THE NEW SUN and HORIZON IS CALLING
First editions of both parts of this proto-graphic novel memoir, the reflections of an antifascist Japanese artist in the years leading up to World War II.
Very good plus overall.
Price: $750.00
THE NEW SUN and HORIZON IS CALLING
"The feeling of friendship in our cell was so complete that I thought to myself, perhaps this is a sample of the future world."
Evoking the high-contrast minimalism of Frans Masereel's wordless graphic novels and anticipating the raw emotions of Art Spiegelman's MAUS, THE NEW SUN and HORIZON IS CALLING present a powerful story of resistance. Taro Yashima — the pen name of Jun Iwamatsu — was an antifascist artist and activist in Japan in the 1930s, when speaking out against the government could result in a jail sentence. Indeed, the majority of THE NEW SUN is Yashima's reflection on his and his wife Mitsu's time as political prisoners, including the mental and physical tortures they endured.
Yashima was able to find humanity among his fellow prisoners and in his memories of his village friends; HORIZON IS CALLING features his continued hope for the future after his release from prison, even as Japan became increasingly militaristic. He and Mitsu eventually fled to the US, where the pair were hired by the government to create anti-war propaganda for a Japanese audience.
THE NEW SUN was also meant to function as anti-war literature, but for US readers. While many US books of the 1940s "presented the Japanese as an undifferentiated mass that mindlessly obeyed the dictates of their so-called god-emperor," Yashima offered a different perspective (Shibusawa, 264).
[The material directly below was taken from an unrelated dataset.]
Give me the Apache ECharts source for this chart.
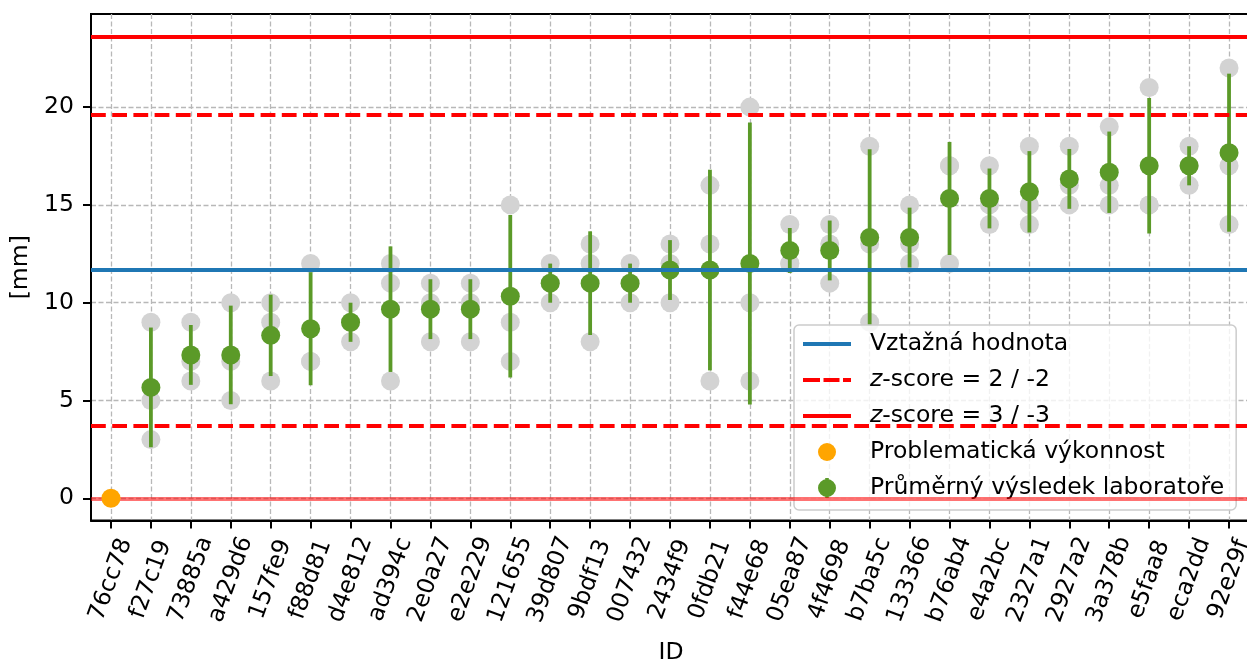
<!DOCTYPE html>
<html><head><meta charset="utf-8">
<script src="https://cdn.jsdelivr.net/npm/echarts@6/dist/echarts.min.js"></script>
<style>html,body{margin:0;padding:0;background:#fff}#c{width:1247px;height:663px}</style>
</head><body><div id="c"></div>
<script>
// ---- data ----
const labIds = ['76cc78','f27c19','73885a','a429d6','157fe9','f88d81','d4e812','ad394c','2e0a27','e2e229',
  '121655','39d807','9bdf13','007432','2434f9','0fdb21','f44e68','05ea87','4f4698','b7ba5c',
  '133366','b76ab4','e4a2bc','2327a1','2927a2','3a378b','e5faa8','eca2dd','92e29f'];
// individual results of each laboratory (grey points)
const labResults = [[],[9,5,3],[9,7,6],[10,7,5],[10,9,6],[12,7,7],[10,9,8],[12,11,6],[11,10,8],[11,10,8],
  [15,9,7],[12,11,10],[13,12,8],[12,11,10],[13,12,10],[16,13,6],[20,10,6],[14,12,12],[14,13,11],[18,13,9],
  [15,13,12],[17,17,12],[17,15,14],[18,15,14],[18,16,15],[19,16,15],[21,15,15],[18,17,16],[22,17,14]];
// laboratory mean (green point) and error-bar half length
const labMeans = [null,5.67,7.33,7.33,8.33,8.67,9.00,9.67,9.67,9.67,
  10.33,11.00,11.00,11.00,11.67,11.67,12.00,12.67,12.67,13.33,
  13.33,15.33,15.33,15.67,16.33,16.67,17.00,17.00,17.67];
const labSds = [null,3.06,1.53,2.52,2.08,2.89,1.00,3.21,1.53,1.53,
  4.16,1.00,2.65,1.00,1.53,5.13,7.21,1.15,1.53,4.51,
  1.53,2.89,1.53,2.08,1.53,2.08,3.46,1.00,4.04];
const problematicIds = ['76cc78'];
const problematicValues = [0];
const referenceValue = 11.66;
const zScore2Limits = [19.61, 3.70];
const zScore3Limits = [23.6, 0];
const yTickValues = [0, 5, 10, 15, 20];

// ---- styling ----
const FONT = 'DejaVu Sans';
const FS = 23.5;
const GREEN = '#5b9a28', GREY = '#d3d3d3', ORANGE = '#ffa500', BLUE = '#1f77b4', RED = '#ff0000';
const gridLine = {show: true, lineStyle: {color: '#b8b8b8', type: [5, 2.5], width: 1.3}};
const xTickValues = labIds.map((_, i) => i);

const greyData = [];
labResults.forEach((arr, i) => arr.forEach(v => greyData.push([i, v])));
const meanData = [], errData = [];
labMeans.forEach((m, i) => {
  if (m == null) return;
  meanData.push([i, m]);
  errData.push([i, m - labSds[i], m + labSds[i]]);
});
const probData = problematicIds.map((id, k) => [labIds.indexOf(id), problematicValues[k]]);

const BOX = 'M0,0M62,20';
const iconLine = 'path://' + BOX + 'M0,8H48V12H0Z';
const iconDash = 'path://' + BOX + 'M0,8H17V12H0Z M20.5,8H36.5V12H20.5Z M40,8H48V12H40Z';
const iconDot = 'path://' + BOX + 'M15,10A9,9 0 1 1 33,10A9,9 0 1 1 15,10Z';
const iconErr = 'path://' + BOX + 'M15,10A9,9 0 1 1 33,10A9,9 0 1 1 15,10Z M22.2,0H25.8V2H22.2Z M22.2,18H25.8V20H22.2Z';

const chart = echarts.init(document.getElementById('c'), null, {renderer: 'canvas'});
chart.setOption({
  animation: false,
  textStyle: {fontFamily: FONT},
  grid: {left: 91, top: 14, width: 1160, height: 506.5, show: true, borderColor: '#000', borderWidth: 2,
    containLabel: false, outerBoundsMode: 'none'},
  xAxis: {
    type: 'value', min: -0.5, max: 28.55,
    name: 'ID', nameLocation: 'middle', nameGap: 120,
    nameTextStyle: {fontFamily: FONT, fontSize: FS, color: '#000'},
    axisLine: {show: true, onZero: false, lineStyle: {color: '#000', width: 2}},
    axisTick: {show: true, customValues: xTickValues, length: 8, lineStyle: {color: '#000', width: 2}},
    axisLabel: {customValues: xTickValues, formatter: v => labIds[Math.round(v)] || '', rotate: 70,
      align: 'center', verticalAlign: 'middle', margin: 59, fontFamily: FONT, fontSize: FS, color: '#000'},
    splitLine: gridLine
  },
  yAxis: {
    type: 'value', min: -1.135, max: 24.76,
    name: '[mm]', nameLocation: 'middle', nameGap: 58,
    nameTextStyle: {fontFamily: FONT, fontSize: FS, color: '#000'},
    axisLine: {show: true, onZero: false, lineStyle: {color: '#000', width: 2}},
    axisTick: {show: true, customValues: yTickValues, length: 8, lineStyle: {color: '#000', width: 2}},
    axisLabel: {customValues: yTickValues, margin: 17, fontFamily: FONT, fontSize: FS, color: '#000'},
    splitLine: gridLine
  },
  legend: {
    orient: 'vertical', left: 794, top: 325, padding: [7, 12, 10, 9],
    itemWidth: 62, itemHeight: 20, itemGap: 12, selectedMode: false,
    backgroundColor: 'rgba(255,255,255,0.8)', borderColor: '#cccccc', borderWidth: 1.5, borderRadius: 5,
    itemStyle: {borderWidth: 0},
    textStyle: {fontFamily: FONT, fontSize: FS, color: '#000',
      rich: {i: {fontFamily: FONT, fontSize: FS, fontStyle: 'italic', color: '#000'},
             n: {fontFamily: FONT, fontSize: FS, color: '#000'}}},
    formatter: name => name.indexOf('z-score') === 0 ? '{i|z}{n|' + name.slice(1) + '}' : name,
    data: [
      {name: 'Vztažná hodnota', icon: iconLine, itemStyle: {color: BLUE, borderWidth: 0}},
      {name: 'z-score = 2 / -2', icon: iconDash, itemStyle: {color: RED, borderWidth: 0}},
      {name: 'z-score = 3 / -3', icon: iconLine, itemStyle: {color: RED, borderWidth: 0}},
      {name: 'Problematická výkonnost', icon: iconDot, itemStyle: {color: ORANGE, borderWidth: 0}},
      {name: 'Průměrný výsledek laboratoře', icon: iconErr, itemStyle: {color: GREEN, borderWidth: 0}}
    ]
  },
  series: [
    {name: 'Vztažná hodnota', type: 'line', data: [], color: BLUE, z: 1,
      markLine: {silent: true, symbol: ['none', 'none'], label: {show: false},
        lineStyle: {color: BLUE, width: 4, type: 'solid'},
        data: [{yAxis: referenceValue}]}},
    {name: 'z-score = 2 / -2', type: 'line', data: [], color: RED, z: 1,
      markLine: {silent: true, symbol: ['none', 'none'], label: {show: false},
        lineStyle: {color: RED, width: 4, type: [14.8, 6.4]},
        data: zScore2Limits.map(v => ({yAxis: v}))}},
    {name: 'z-score = 3 / -3', type: 'line', data: [], color: RED, z: 1,
      markLine: {silent: true, symbol: ['none', 'none'], label: {show: false},
        lineStyle: {color: RED, width: 4, type: 'solid'},
        data: zScore3Limits.map(v => ({yAxis: v, lineStyle: v === 0 ? {opacity: 0.55} : {}}))}},
    {name: 'results', type: 'scatter', data: greyData, symbolSize: 19, z: 2,
      itemStyle: {color: GREY, opacity: 1}, silent: true},
    {name: 'errorbars', type: 'custom', data: errData, encode: {x: 0, y: [1, 2]}, silent: true, z: 3,
      renderItem: (params, api) => {
        const p1 = api.coord([api.value(0), api.value(1)]);
        const p2 = api.coord([api.value(0), api.value(2)]);
        return {type: 'line', shape: {x1: p1[0], y1: p1[1], x2: p2[0], y2: p2[1]},
          style: {stroke: GREEN, lineWidth: 3.8}};
      }},
    {name: 'Průměrný výsledek laboratoře', type: 'scatter', data: meanData, symbolSize: 19, z: 4,
      itemStyle: {color: GREEN, opacity: 1}, silent: true},
    {name: 'Problematická výkonnost', type: 'scatter', data: probData, symbolSize: 19, z: 5,
      itemStyle: {color: ORANGE, opacity: 1}, silent: true}
  ]
});
</script></body></html>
THE NEW SUN, published as WWII raged on, was "meant to speed the war's end and to challenge American caricatures" of a homogenous Japanese people (Shibusawa, 258).
An important record of resistance in the still-developing format of the graphic novel — uncommon individually, and scarce as a set.
Read more: Naoko Shibusawa, "The Artist Belongs to the People: The Odyssey of Taro Yashima," Journal of Asian American Studies, vol. 8 no. 3.
The Object
New York: Henry Holt and Company, (1943), (1947). 8'' x 5.25''. Original grey cloth bindings. THE NEW SUN in original unclipped ($2.75) pictorial dust jacket, HORIZON IS CALLING in original price-clipped pictorial dust jacket. Illustrated throughout in black and white. 310; 276 pages. Dust jackets with some edgewear, spine of THE NEW SUN with some sunning. Bindings with mildly bumped spine ends; HORIZON IS CALLING with thin black lines to top and bottom of boards, most likely from former mylar sleeve. Clean and bright overall.